More walkable urbanism is good for everyone
Lydia DePillis asks whether the transformation of Tysons Corner into a real city will be good or bad for DC. Will it?
Definitely. First off, there's plenty of demand for walkable urbanism to go around. The high prices for more desirable, walkable DC neighborhoods shows that there are plenty of people wanting to live in such areas.
Christopher Leinberger "likens [walkable centers in the region] to infielders on a baseball team, with D.C. as the pitcher, Silver Spring on first base, and Tysons as the short stop," DePillis writes. "They all have a role to play, they all have a different skill set," he told the City Paper. "There's overlap, and they might be competition to get that ball. But generally speaking, they will go after discrete market segments that aren't being served."

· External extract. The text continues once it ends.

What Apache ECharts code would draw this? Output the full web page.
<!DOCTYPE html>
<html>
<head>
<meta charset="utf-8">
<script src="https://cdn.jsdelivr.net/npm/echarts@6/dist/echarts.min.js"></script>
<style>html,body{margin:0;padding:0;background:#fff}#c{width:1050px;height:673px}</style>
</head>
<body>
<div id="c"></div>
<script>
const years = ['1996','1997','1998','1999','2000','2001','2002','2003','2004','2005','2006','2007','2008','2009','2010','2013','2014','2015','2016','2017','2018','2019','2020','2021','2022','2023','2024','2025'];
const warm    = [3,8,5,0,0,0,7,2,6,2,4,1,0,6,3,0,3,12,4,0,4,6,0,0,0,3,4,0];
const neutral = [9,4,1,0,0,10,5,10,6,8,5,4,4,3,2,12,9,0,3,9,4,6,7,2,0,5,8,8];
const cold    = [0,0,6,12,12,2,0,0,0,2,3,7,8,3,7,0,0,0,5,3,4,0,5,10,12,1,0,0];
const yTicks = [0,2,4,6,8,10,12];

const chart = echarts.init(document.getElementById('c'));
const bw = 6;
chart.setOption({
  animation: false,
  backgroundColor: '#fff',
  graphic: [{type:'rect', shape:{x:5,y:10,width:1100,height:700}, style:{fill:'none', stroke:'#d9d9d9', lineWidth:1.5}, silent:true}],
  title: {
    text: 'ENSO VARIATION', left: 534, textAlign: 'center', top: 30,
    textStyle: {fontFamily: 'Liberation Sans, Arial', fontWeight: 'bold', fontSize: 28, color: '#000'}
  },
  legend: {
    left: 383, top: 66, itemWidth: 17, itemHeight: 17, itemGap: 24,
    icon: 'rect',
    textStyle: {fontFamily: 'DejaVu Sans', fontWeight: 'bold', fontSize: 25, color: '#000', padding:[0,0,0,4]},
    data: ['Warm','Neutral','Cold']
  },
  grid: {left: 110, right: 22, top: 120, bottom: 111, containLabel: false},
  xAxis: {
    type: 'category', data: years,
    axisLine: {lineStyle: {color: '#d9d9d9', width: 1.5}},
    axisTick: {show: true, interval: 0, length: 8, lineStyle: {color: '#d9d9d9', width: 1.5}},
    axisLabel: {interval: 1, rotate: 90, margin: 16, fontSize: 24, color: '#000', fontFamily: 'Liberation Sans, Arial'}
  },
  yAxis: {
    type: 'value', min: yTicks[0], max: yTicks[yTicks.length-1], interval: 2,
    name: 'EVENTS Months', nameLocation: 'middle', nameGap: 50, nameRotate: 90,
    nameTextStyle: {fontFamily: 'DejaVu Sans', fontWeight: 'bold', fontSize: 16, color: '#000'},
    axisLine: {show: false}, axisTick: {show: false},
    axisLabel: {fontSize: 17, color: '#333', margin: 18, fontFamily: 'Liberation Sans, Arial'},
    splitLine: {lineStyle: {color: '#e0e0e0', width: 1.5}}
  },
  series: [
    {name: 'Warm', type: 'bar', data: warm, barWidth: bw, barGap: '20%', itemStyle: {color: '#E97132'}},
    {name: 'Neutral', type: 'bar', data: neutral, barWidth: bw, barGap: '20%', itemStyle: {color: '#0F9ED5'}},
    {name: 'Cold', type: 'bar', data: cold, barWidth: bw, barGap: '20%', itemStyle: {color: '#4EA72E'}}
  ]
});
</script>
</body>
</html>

A little bit of the unmet demand does push less desirable rowhouse neighborhoods to gentrify, but much of the demand ends up pushing people to suburban, car-dependent areas where they don't want to be. People who want to live in traditional suburban houses should be free to do so, but I hear from many folks who live in a place like Germantown that really wish they could live in Bethesda.

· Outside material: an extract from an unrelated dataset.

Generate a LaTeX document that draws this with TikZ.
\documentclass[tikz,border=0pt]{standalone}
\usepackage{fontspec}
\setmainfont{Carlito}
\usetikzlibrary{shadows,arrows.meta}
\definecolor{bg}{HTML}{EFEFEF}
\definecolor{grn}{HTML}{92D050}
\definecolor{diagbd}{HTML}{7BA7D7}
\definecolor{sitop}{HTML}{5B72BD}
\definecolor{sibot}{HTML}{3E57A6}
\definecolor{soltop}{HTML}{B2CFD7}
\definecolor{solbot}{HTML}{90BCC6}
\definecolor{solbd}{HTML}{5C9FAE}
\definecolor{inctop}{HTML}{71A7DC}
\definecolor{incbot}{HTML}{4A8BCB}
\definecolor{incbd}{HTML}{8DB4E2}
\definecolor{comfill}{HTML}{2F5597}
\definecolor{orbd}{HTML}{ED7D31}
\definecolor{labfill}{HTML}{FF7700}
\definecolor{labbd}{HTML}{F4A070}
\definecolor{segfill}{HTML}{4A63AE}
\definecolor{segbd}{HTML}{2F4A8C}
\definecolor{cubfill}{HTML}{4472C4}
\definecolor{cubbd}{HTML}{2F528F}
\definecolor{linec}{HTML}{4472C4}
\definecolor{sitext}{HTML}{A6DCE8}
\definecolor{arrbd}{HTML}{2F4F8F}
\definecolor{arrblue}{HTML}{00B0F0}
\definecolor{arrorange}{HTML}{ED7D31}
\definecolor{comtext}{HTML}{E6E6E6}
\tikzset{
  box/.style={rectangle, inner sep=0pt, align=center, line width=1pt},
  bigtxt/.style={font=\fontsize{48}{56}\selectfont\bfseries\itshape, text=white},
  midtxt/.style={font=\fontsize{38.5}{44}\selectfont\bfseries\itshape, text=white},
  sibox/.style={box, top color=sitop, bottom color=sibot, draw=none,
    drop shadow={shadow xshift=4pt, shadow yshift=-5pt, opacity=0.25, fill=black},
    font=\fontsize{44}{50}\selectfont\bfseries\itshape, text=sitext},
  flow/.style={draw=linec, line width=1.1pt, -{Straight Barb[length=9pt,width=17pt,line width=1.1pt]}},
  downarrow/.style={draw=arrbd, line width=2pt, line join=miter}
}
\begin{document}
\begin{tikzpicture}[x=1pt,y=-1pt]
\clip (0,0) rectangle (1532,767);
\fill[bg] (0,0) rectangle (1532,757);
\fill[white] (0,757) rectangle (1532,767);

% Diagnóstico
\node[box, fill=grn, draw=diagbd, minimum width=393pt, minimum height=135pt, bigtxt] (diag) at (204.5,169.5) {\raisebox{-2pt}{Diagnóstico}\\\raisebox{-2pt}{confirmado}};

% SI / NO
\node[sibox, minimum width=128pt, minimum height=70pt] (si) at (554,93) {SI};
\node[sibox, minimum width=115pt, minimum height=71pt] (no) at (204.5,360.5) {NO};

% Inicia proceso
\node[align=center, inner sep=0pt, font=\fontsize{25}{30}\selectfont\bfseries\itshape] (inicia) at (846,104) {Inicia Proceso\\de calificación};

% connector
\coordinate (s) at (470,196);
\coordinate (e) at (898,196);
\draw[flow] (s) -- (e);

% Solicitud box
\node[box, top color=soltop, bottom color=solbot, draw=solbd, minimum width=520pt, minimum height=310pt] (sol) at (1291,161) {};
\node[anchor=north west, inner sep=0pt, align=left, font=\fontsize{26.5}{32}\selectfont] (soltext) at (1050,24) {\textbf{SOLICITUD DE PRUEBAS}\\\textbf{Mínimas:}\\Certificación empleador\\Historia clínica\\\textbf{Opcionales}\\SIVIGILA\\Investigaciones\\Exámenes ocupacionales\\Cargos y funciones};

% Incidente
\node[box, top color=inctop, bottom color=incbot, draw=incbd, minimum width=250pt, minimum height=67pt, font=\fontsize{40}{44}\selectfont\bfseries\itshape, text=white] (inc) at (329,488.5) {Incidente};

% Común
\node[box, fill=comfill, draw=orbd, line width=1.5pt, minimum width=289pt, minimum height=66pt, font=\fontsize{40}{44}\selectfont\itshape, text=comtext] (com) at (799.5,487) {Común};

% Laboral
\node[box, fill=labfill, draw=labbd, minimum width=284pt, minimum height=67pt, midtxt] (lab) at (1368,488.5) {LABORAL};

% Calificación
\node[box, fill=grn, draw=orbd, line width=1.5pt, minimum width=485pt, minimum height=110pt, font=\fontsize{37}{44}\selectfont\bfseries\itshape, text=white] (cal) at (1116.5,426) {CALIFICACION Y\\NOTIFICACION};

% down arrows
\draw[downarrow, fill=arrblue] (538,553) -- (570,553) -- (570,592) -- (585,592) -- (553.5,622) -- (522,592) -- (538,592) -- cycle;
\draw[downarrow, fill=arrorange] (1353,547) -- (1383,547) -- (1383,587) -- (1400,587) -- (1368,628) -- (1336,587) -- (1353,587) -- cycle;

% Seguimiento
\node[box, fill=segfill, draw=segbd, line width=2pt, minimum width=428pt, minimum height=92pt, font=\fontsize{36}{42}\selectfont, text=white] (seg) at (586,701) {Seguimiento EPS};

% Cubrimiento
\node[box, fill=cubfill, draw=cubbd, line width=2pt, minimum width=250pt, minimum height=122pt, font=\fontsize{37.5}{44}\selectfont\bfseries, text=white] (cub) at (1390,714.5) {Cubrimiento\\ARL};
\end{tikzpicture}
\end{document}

There are lots of jobs in Northern Virginia, and that's not going to change. The Tysons plan will create more jobs right next to Metro stations, allowing DC residents to get to Northern Virginia jobs without creating traffic in DC. It'll also improve the financial stability of Metro by increasing reverse commuting. Suburban transit-oriented jobs is one of Metro's greatest advantages.
Furthermore, there is a long-term political value to more walkable urbanism. The more urbanism we have, the more voters will experience it on a daily basis and appreciate its advantages. That will reduce the tendency of elected officials and journalists to assume that "everybody" drives everywhere and thus the best policy is to focus all spending on auto infrastructure and zoning on building auto-dependent places.
When I criticized "freeway bus" plans a while back for bypassing commercial corridors, an inner jurisdiction official told me that even though he preferred buses along those corridors, the freeway plans could win over substantial numbers of otherwise car-using Fairfax residents to support transit. Walkable urbanism, too, develops more of a built-in supporter base the more of it there is. That's good for everyone.